§ **Task statement**: Give every line again exactly as it appears, please, but not the pictures.

━━━━━━━━━━━━━━━━━━━━━━━━━━━━━━

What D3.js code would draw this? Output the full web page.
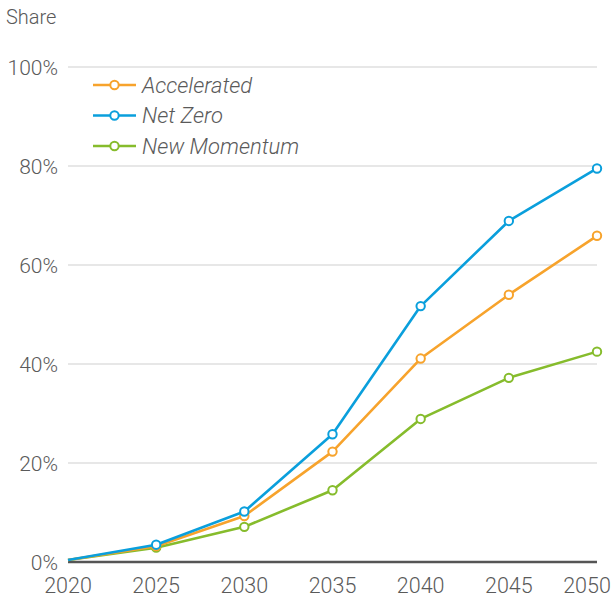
<!DOCTYPE html>
<html>
<head>
<meta charset="utf-8">
<script src="https://cdn.jsdelivr.net/npm/d3@7"></script>
<style>
  body { margin: 0; background: #fff; }
  text { font-family: Roboto, "Liberation Sans", Arial, sans-serif; font-weight: 300; fill: #5a5a5a; }
</style>
</head>
<body>
<div id="chart"></div>
<script>
// data
var years = [2020, 2025, 2030, 2035, 2040, 2045, 2050];
var accelerated = [0.4, 3.2, 9.3, 22.3, 41.1, 54.0, 65.9];
var netZero = [0.4, 3.5, 10.2, 25.8, 51.7, 68.9, 79.5];
var newMomentum = [0.4, 2.9, 7.1, 14.5, 28.9, 37.2, 42.5];
var yTicks = [0, 20, 40, 60, 80, 100];

var seriesNames = ["Accelerated", "Net Zero", "New Momentum"];
var seriesColors = ["#f7a32c", "#0a9fdc", "#86bc2c"];
var seriesValues = [accelerated, netZero, newMomentum];

var width = 614, height = 597;
var margin = { top: 67, right: 17, bottom: 35, left: 68 };

var svg = d3.select("#chart")
    .append("svg")
    .attr("width", width)
    .attr("height", height);

var x = d3.scaleLinear()
    .domain([2020, 2050])
    .range([margin.left, width - margin.right]);

var y = d3.scaleLinear()
    .domain([0, 100])
    .range([height - margin.bottom, margin.top]);

// gridlines
svg.append("g")
    .selectAll("line")
    .data(yTicks.filter(function (d) { return d > 0; }))
    .enter()
    .append("line")
    .attr("x1", x(2020))
    .attr("x2", x(2050))
    .attr("y1", function (d) { return y(d); })
    .attr("y2", function (d) { return y(d); })
    .attr("stroke", "#cfcfcf")
    .attr("stroke-width", 1);

// y labels
svg.append("g")
    .selectAll("text")
    .data(yTicks)
    .enter()
    .append("text")
    .attr("x", x(2020) - 10)
    .attr("y", function (d) { return y(d); })
    .attr("dy", "0.36em")
    .attr("text-anchor", "end")
    .style("font-size", "21px")
    .text(function (d) { return d + "%"; });

// axis title
svg.append("text")
    .attr("x", 6)
    .attr("y", 24)
    .style("font-size", "20px")
    .text("Share");

// x axis line
svg.append("line")
    .attr("x1", x(2020))
    .attr("x2", x(2050))
    .attr("y1", y(0))
    .attr("y2", y(0))
    .attr("stroke", "#555")
    .attr("stroke-width", 2.5);

// x labels
svg.append("g")
    .selectAll("text")
    .data(years)
    .enter()
    .append("text")
    .attr("x", function (d) { return x(d); })
    .attr("y", y(0) + 31)
    .attr("dx", function (d) { return d === 2050 ? -10 : 0; })
    .attr("text-anchor", "middle")
    .style("font-size", "21.5px")
    .text(function (d) { return d; });

var line = d3.line()
    .x(function (d) { return x(d.year); })
    .y(function (d) { return y(d.value); });

// draw New Momentum first, Net Zero on top
var drawOrder = [2, 0, 1];
drawOrder.forEach(function (i) {
    var pts = years.map(function (yr, j) { return { year: yr, value: seriesValues[i][j] }; });
    var g = svg.append("g");
    g.append("path")
        .datum(pts)
        .attr("fill", "none")
        .attr("stroke", seriesColors[i])
        .attr("stroke-width", 2.6)
        .attr("stroke-linejoin", "round")
        .attr("d", line);
    g.selectAll("circle")
        .data(pts.slice(1))
        .enter()
        .append("circle")
        .attr("cx", function (d) { return x(d.year); })
        .attr("cy", function (d) { return y(d.value); })
        .attr("r", 4.2)
        .attr("fill", "#fff")
        .attr("stroke", seriesColors[i])
        .attr("stroke-width", 2);
});

// legend
var legend = svg.append("g").attr("transform", "translate(93,85)");
seriesNames.forEach(function (name, i) {
    var row = legend.append("g").attr("transform", "translate(0," + (i * 30.5) + ")");
    row.append("line")
        .attr("x1", 0).attr("x2", 43)
        .attr("stroke", seriesColors[i])
        .attr("stroke-width", 2.6);
    row.append("circle")
        .attr("cx", 21.5)
        .attr("r", 4.2)
        .attr("fill", "#fff")
        .attr("stroke", seriesColors[i])
        .attr("stroke-width", 2);
    row.append("text")
        .attr("x", 49)
        .attr("dy", "0.36em")
        .style("font-size", "22px")
        .style("font-style", "italic")
        .text(name);
});
</script>
</body>
</html>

━━━━━━━━━━━━━━━━━━━━━━━━━━━━━━

§ **Correct output**:
What D3.js code would draw this? Output the full web page.
<!DOCTYPE html>
<html>
<head>
<meta charset="utf-8">
<script src="https://cdn.jsdelivr.net/npm/d3@7"></script>
<style>
  body { margin: 0; background: #fff; }
  text { font-family: Roboto, "Liberation Sans", Arial, sans-serif; font-weight: 300; fill: #5a5a5a; }
</style>
</head>
<body>
<div id="chart"></div>
<script>
// data
var years = [2020, 2025, 2030, 2035, 2040, 2045, 2050];
var accelerated = [0.4, 3.2, 9.3, 22.3, 41.1, 54.0, 65.9];
var netZero = [0.4, 3.5, 10.2, 25.8, 51.7, 68.9, 79.5];
var newMomentum = [0.4, 2.9, 7.1, 14.5, 28.9, 37.2, 42.5];
var yTicks = [0, 20, 40, 60, 80, 100];

var seriesNames = ["Accelerated", "Net Zero", "New Momentum"];
var seriesColors = ["#f7a32c", "#0a9fdc", "#86bc2c"];
var seriesValues = [accelerated, netZero, newMomentum];

var width = 614, height = 597;
var margin = { top: 67, right: 17, bottom: 35, left: 68 };

var svg = d3.select("#chart")
    .append("svg")
    .attr("width", width)
    .attr("height", height);

var x = d3.scaleLinear()
    .domain([2020, 2050])
    .range([margin.left, width - margin.right]);

var y = d3.scaleLinear()
    .domain([0, 100])
    .range([height - margin.bottom, margin.top]);

// gridlines
svg.append("g")
    .selectAll("line")
    .data(yTicks.filter(function (d) { return d > 0; }))
    .enter()
    .append("line")
    .attr("x1", x(2020))
    .attr("x2", x(2050))
    .attr("y1", function (d) { return y(d); })
    .attr("y2", function (d) { return y(d); })
    .attr("stroke", "#cfcfcf")
    .attr("stroke-width", 1);

// y labels
svg.append("g")
    .selectAll("text")
    .data(yTicks)
    .enter()
    .append("text")
    .attr("x", x(2020) - 10)
    .attr("y", function (d) { return y(d); })
    .attr("dy", "0.36em")
    .attr("text-anchor", "end")
    .style("font-size", "21px")
    .text(function (d) { return d + "%"; });

// axis title
svg.append("text")
    .attr("x", 6)
    .attr("y", 24)
    .style("font-size", "20px")
    .text("Share");

// x axis line
svg.append("line")
    .attr("x1", x(2020))
    .attr("x2", x(2050))
    .attr("y1", y(0))
    .attr("y2", y(0))
    .attr("stroke", "#555")
    .attr("stroke-width", 2.5);

// x labels
svg.append("g")
    .selectAll("text")
    .data(years)
    .enter()
    .append("text")
    .attr("x", function (d) { return x(d); })
    .attr("y", y(0) + 31)
    .attr("dx", function (d) { return d === 2050 ? -10 : 0; })
    .attr("text-anchor", "middle")
    .style("font-size", "21.5px")
    .text(function (d) { return d; });

var line = d3.line()
    .x(function (d) { return x(d.year); })
    .y(function (d) { return y(d.value); });

// draw New Momentum first, Net Zero on top
var drawOrder = [2, 0, 1];
drawOrder.forEach(function (i) {
    var pts = years.map(function (yr, j) { return { year: yr, value: seriesValues[i][j] }; });
    var g = svg.append("g");
    g.append("path")
        .datum(pts)
        .attr("fill", "none")
        .attr("stroke", seriesColors[i])
        .attr("stroke-width", 2.6)
        .attr("stroke-linejoin", "round")
        .attr("d", line);
    g.selectAll("circle")
        .data(pts.slice(1))
        .enter()
        .append("circle")
        .attr("cx", function (d) { return x(d.year); })
        .attr("cy", function (d) { return y(d.value); })
        .attr("r", 4.2)
        .attr("fill", "#fff")
        .attr("stroke", seriesColors[i])
        .attr("stroke-width", 2);
});

// legend
var legend = svg.append("g").attr("transform", "translate(93,85)");
seriesNames.forEach(function (name, i) {
    var row = legend.append("g").attr("transform", "translate(0," + (i * 30.5) + ")");
    row.append("line")
        .attr("x1", 0).attr("x2", 43)
        .attr("stroke", seriesColors[i])
        .attr("stroke-width", 2.6);
    row.append("circle")
        .attr("cx", 21.5)
        .attr("r", 4.2)
        .attr("fill", "#fff")
        .attr("stroke", seriesColors[i])
        .attr("stroke-width", 2);
    row.append("text")
        .attr("x", 49)
        .attr("dy", "0.36em")
        .style("font-size", "22px")
        .style("font-style", "italic")
        .text(name);
});
</script>
</body>
</html>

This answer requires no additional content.